Step 5: Optimize budget

Once you have found the curves that best fit your data, they can be fed into the optimization to allocate the budget optimally.

Common Mistakes When Optimizing MMMs

Forgetting The Business Perspective

Optimization is an exercise that should not be done in a closed room. It is important to get input from the business and the media planners. So that you deliver to the business actionable and implementable insights.

Sometimes there are constraints that are related to reality that should be taken into consideration. For example, there is a limit of inventory in a specific media channel, which requires setting up a maximum limit on the amount of money to invest in that channel.

Asking the opinion of the manager, or subject-matter experts , is advisable as they might have valuable insight and experience to share about this part of the process.

Not Iterating Enough

Perform your optimization and modeling iteratively. They are not sequential steps and treating them as such might lead to bad surprises.

For example, you have created your model, computed your ROI and contribution, and reported your results to the business. Then the business asks you to do an optimization based on that model.

When you run the optimization, you discover that some of your channels are highly saturated, and the other ones are not at all saturated. This would push any optimization algorithm, to not put any money on the saturated channel, and invest all of it in the non-saturated channels. This is not something that your client would accept.

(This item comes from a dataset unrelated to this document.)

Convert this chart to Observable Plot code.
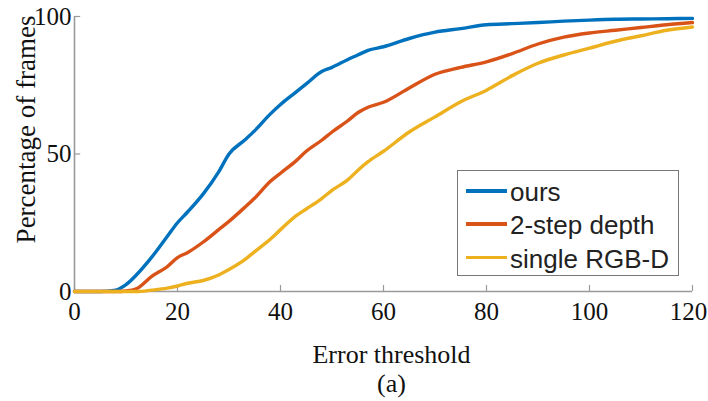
<!DOCTYPE html>
<html>
<head>
<meta charset="utf-8">
<script src="https://cdn.jsdelivr.net/npm/d3@7"></script>
<script src="https://cdn.jsdelivr.net/npm/@observablehq/plot@0.6"></script>
<style>
  html, body { margin: 0; padding: 0; background: #fff; }
  #wrap { position: relative; width: 708px; height: 401px; }
  #legend { position: absolute; left: 457px; top: 170px; width: 222px; height: 106px;
            border: 1px solid #777; background: #fff; box-sizing: border-box;
            font-family: "Liberation Sans", Arial, sans-serif; font-size: 26px; color: #222; }
  .row { position: absolute; left: 0; height: 34px; line-height: 34px; white-space: nowrap; }
  .swatch { position: absolute; left: 8px; width: 41px; height: 3.5px; top: 14px; }
  .lab { position: absolute; left: 52px; top: 0; }
</style>
</head>
<body>
<div id="wrap"><div id="chart"></div><div id="legend"></div></div>
<script>
const thresholds = [0,5,8,10,12,15,18,20,22,25,28,30,33,35,38,40,43,45,48,50,53,55,57,60,65,70,75,80,85,90,95,100,105,110,115,120];
const ours = [0,0,0.5,2.5,6,12.5,20,25,29,35.5,43.5,50,55,58.5,64.5,68,72.5,75.5,80,81.5,84.3,86,87.7,89,92,94.3,95.6,97,97.4,97.8,98.3,98.7,99,99.1,99.2,99.3];
const twoStep = [0,0,0,0.2,1,5.5,9,12.3,14.2,18,22.5,25.5,30.5,34,40,43,47.5,51,55,58,62,65,67,68.8,74,79,81.5,83.5,86.5,90,92.5,94,95,96,97,97.8];
const singleRGBD = [0,0,0,0,0,0.5,1.2,2,3,4,6,8,11.5,14.5,19,22.5,27.5,30,33.8,36.8,40.5,44,47.2,51,58,63.5,69,73.2,78.5,83,86,88.5,91,93,95,96.2];
const seriesNames = ["ours", "2-step depth", "single RGB-D"];
const seriesColors = ["#0072BD", "#D95319", "#EDB120"];
const xTicks = [0,20,40,60,80,100,120];
const yTicks = [0,50,100];

const seriesValues = [ours, twoStep, singleRGBD];
const data = [];
seriesNames.forEach((name, s) => {
  thresholds.forEach((t, i) => data.push({series: name, x: t, y: seriesValues[s][i]}));
});

const axisGray = "#9a9a9a";
const chart = Plot.plot({
  width: 708,
  height: 401,
  marginLeft: 74,
  marginRight: 16,
  marginTop: 16,
  marginBottom: 110,
  style: {fontFamily: "'Liberation Serif', 'Times New Roman', serif", fontSize: "25px", color: "#111", background: "#fff", overflow: "visible"},
  x: {domain: [0, 120]},
  y: {domain: [0, 100]},
  color: {domain: seriesNames, range: seriesColors},
  marks: [
    Plot.axisX({ticks: xTicks.slice(0, -1), tickSize: 0, tickPadding: 11, label: null, fontSize: 25}),
    Plot.axisX({ticks: xTicks.slice(-1), tickSize: 0, tickPadding: 11, label: null, fontSize: 25, dx: -4}),
    Plot.axisY({ticks: yTicks, tickSize: 0, tickPadding: 3, label: null, fontSize: 25}),
    Plot.ruleX(xTicks, {y1: 0, y2: 2.2, stroke: axisGray, strokeWidth: 1.2}),
    Plot.ruleY(yTicks, {x1: 0, x2: 1.2, stroke: axisGray, strokeWidth: 1.2}),
    Plot.ruleX([0], {stroke: axisGray, strokeWidth: 1.6}),
    Plot.ruleY([0], {stroke: axisGray, strokeWidth: 1.6}),
    Plot.line(data, {x: "x", y: "y", z: "series", stroke: "series", strokeWidth: 3.4, curve: "monotone-x"}),
    Plot.text(["Percentage of frames"], {text: d => d, frameAnchor: "top-left", lineAnchor: "middle", textAnchor: "end", rotate: -90, dx: -48, dy: -1, fontSize: 27}),
    Plot.text(["Error threshold"], {text: d => d, frameAnchor: "bottom", lineAnchor: "middle", dx: 8, dy: 63, fontSize: 26}),
    Plot.text(["(a)"], {text: d => d, frameAnchor: "bottom", lineAnchor: "middle", dx: 8, dy: 92, fontSize: 26})
  ]
});
document.getElementById("chart").appendChild(chart);

const legend = document.getElementById("legend");
seriesNames.forEach((name, i) => {
  const row = document.createElement("div");
  row.className = "row";
  row.style.top = (4 + i * 33.3) + "px";
  const sw = document.createElement("div");
  sw.className = "swatch";
  sw.style.background = seriesColors[i];
  const lab = document.createElement("span");
  lab.className = "lab";
  lab.textContent = name;
  row.appendChild(sw);
  row.appendChild(lab);
  legend.appendChild(row);
});
</script>
</body>
</html>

When you are running your models. You need to make sure that you are keeping an eye on the results of the optimization. You can only say that you have finalized your project when both modeling, optimization, contribution, and ROI make sense to you.

Conclusion

The backbone of any optimization exercise is the definition of diminishing returns curves. To define a successful diminishing returns curve, make sure you transform the variables, apply decay, diminishing returns, create different sensible curves then use some kind of model selection to find the right curve.